Путин будет избираться, Навального не пустят, коммунисты и жириновцы встанут на четвереньки в своем привычном ритуале покорности, Путина выберут открепленные таджики и кавказские бюджетники с результатом в 75%. Путин будет у власти, пока не умрет от старости. Мы превратимся в уютную среднеазиатскую монархию. Это и есть настоящая стабильность.

То есть всё по-старому, но с новыми технологиями? Стоит ли ждать в таком случае, что наш президент перед выборами заведет себе, к примеру, канал на YouTube?

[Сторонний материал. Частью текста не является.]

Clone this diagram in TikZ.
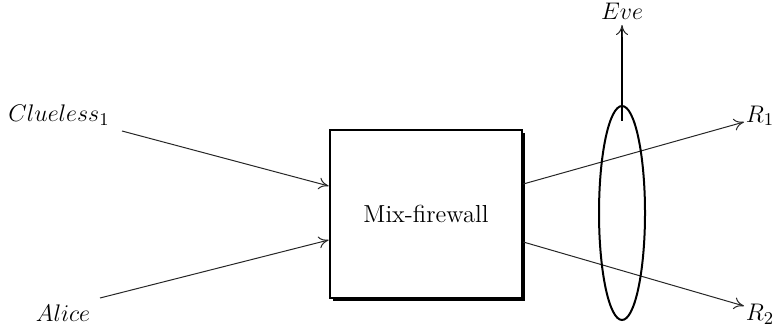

Зачем YouTube человеку, который уже завел себе несколько каналов на центральном телевидении? Для школьников он все равно дед. За Путина будут голосовать телезрители.

Но телевизор-то вроде уже умер, закатанный в асфальт интернетом, - и нормального человека это должно радовать.

Телевизор никуда не умирал, он живее всех живых. Мы через телевизор возлюбили Крым, передумали осуждать власть за воровство, мы через него с Украиной три года воюем. Телевизор умеет нечто такое, чего интернет делать так и не научился: ковать мифологию, создавать целые воображаемые миры и переселять в них народы Российской Федерации. И народ можно понять: у нас такая страшная история и такая унылая реальность, что сбежать из них в миф о поднимающейся с колен великой империи нам сам бог велел.

Ну а блогеры, затмившие писателей в сердцах власть имущих - мы с этого начали, - это разве не принципиально новое?

Всем этим каналам уже несколько лет вообще-то. Это администрация президента их только что заметила - поскольку на митинге 26 марта была замечена какая-то школота. И вот теперь нужно срочно приручать школоту, потому что вдруг царя свергнет она. Давайте найдем школьного Мамонтова и школьного Соловьева, подкупим их, как взрослых Соловьева и Мамонтова, деньгами и ощущением избранности, помассируем им их чувство собственного величия - и пускай Саша Спилберг и Ивангай наденут футболочки с патриотическими принтами и сделают два разу «ку». Тогда, ясное дело, и школота следом за ними отречется от диавола и не вздумает больше шляться на митинги. И правильно - нечего Росгвардию искушать.